Russia could also increase deployment of non-traditional delivery systems, such as the Avangard and Oreshnik hypersonic weapons. There will be greater effort to perfect a fractional orbital bombardment system based on the testing of the RS-28 Sarmat missile, which continues to move from failure to failure. With the end of New START, Moscow’s responses could include deploying more Poseidon nuclear-armed uncrewed submarines and beginning deployment of Burevestnik nuclear-powered cruise missiles or nuclear anti-satellite capabilities.
A return to a US–Russia nuclear arms race could see Beijing accelerate and broaden current efforts to expand its nuclear forces. Moscow and Washington would then need to respond. A three-way nuclear arms race would be inherently destabilising, especially in the absence of monitoring and verification measures.
Alex Bristow, senior analyst
The lapsing of New START is an opportunity to address China’s rapidly expanding nuclear arsenal and its superiority in theatre-range missiles. Despite Beijing’s stated ‘no first use’ policy, it seems bent on building an advantage in regional nuclear forces that it could exploit for coercion or limited nuclear warfighting.
The growing Chinese nuclear threat influenced President Donald Trump’s withdrawal from the INF treaty in his first term. He has been reticent to extend New START while Beijing remains outside the arrangement.
Rather than engaging in arms-control negotiations or risk-reduction measures, Beijing has pushed for multilateral no-first-use declarations that would undermine US security assurances to its allies. Japan is among those opposed because it fears China outmatching it conventionally.
Beijing’s eschewal of arms control matters for Australia. In a conflict, China could use its tactical nuclear forces to target military units and infrastructure across the region, including in and around Australia, while China and the US avoid strategic strikes against each other’s homelands.
Trump has supported new nuclear investments to counter China’s regional advantages, including developing a nuclear cruise missile that is likely to be carried on US submarines operating from Australian ports next decade.
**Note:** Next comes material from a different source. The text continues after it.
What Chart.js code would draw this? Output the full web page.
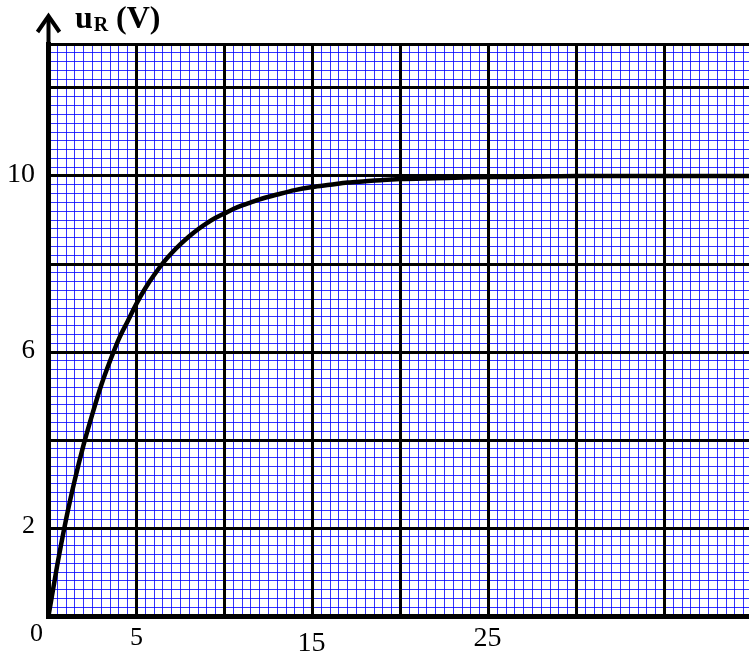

Australia could help by saying and doing more to support the US nuclear umbrella, as Japan is.
Faced with collective resolve by the US and its allies, Beijing may be persuaded to begin arms-control negotiations rather than continuing to arms race.
Linus Cohen, researcher
New START’s transparency mechanism ceased to function in 2023. The demise of its binding numeric limits is probably less important. Russia and the US have heavily invested in decades-long modernisation programs that prioritised quality over quantity, meaning New START’s force size limits have been less constraining than they appear. Replacing Cold War systems is already expensive and difficult, and a buildout at a pace equal to China’s (let alone to reach Cold War levels) would be far more so.
Both countries appear relatively content with their current force size, and this may in part explain Russian President Vladimir Putin’s willingness to offer an informal one-year extension to the numeric limits, but without restoring the transparency mechanism. The offer was mostly political theatre: without the mutual inspection rights and regular detailed communications on force posture, the restrictions are worth little.
Nevertheless, limits are important signals for decisionmakers. If either country appears to shift warheads out of storage and deploy them persistently above the New START limit, the other will probably follow. But that’s just the point: US officials estimate that Russian deployments may have exceeded the limit for part of 2024. Without regular on-the-ground inspections, it’s extremely hard even for a sophisticated intelligence apparatus to verify deployed warhead counts. Trust is now in very short supply. The danger is that Russia or the US—or both—decide that restoring it is harder than winning an arms race.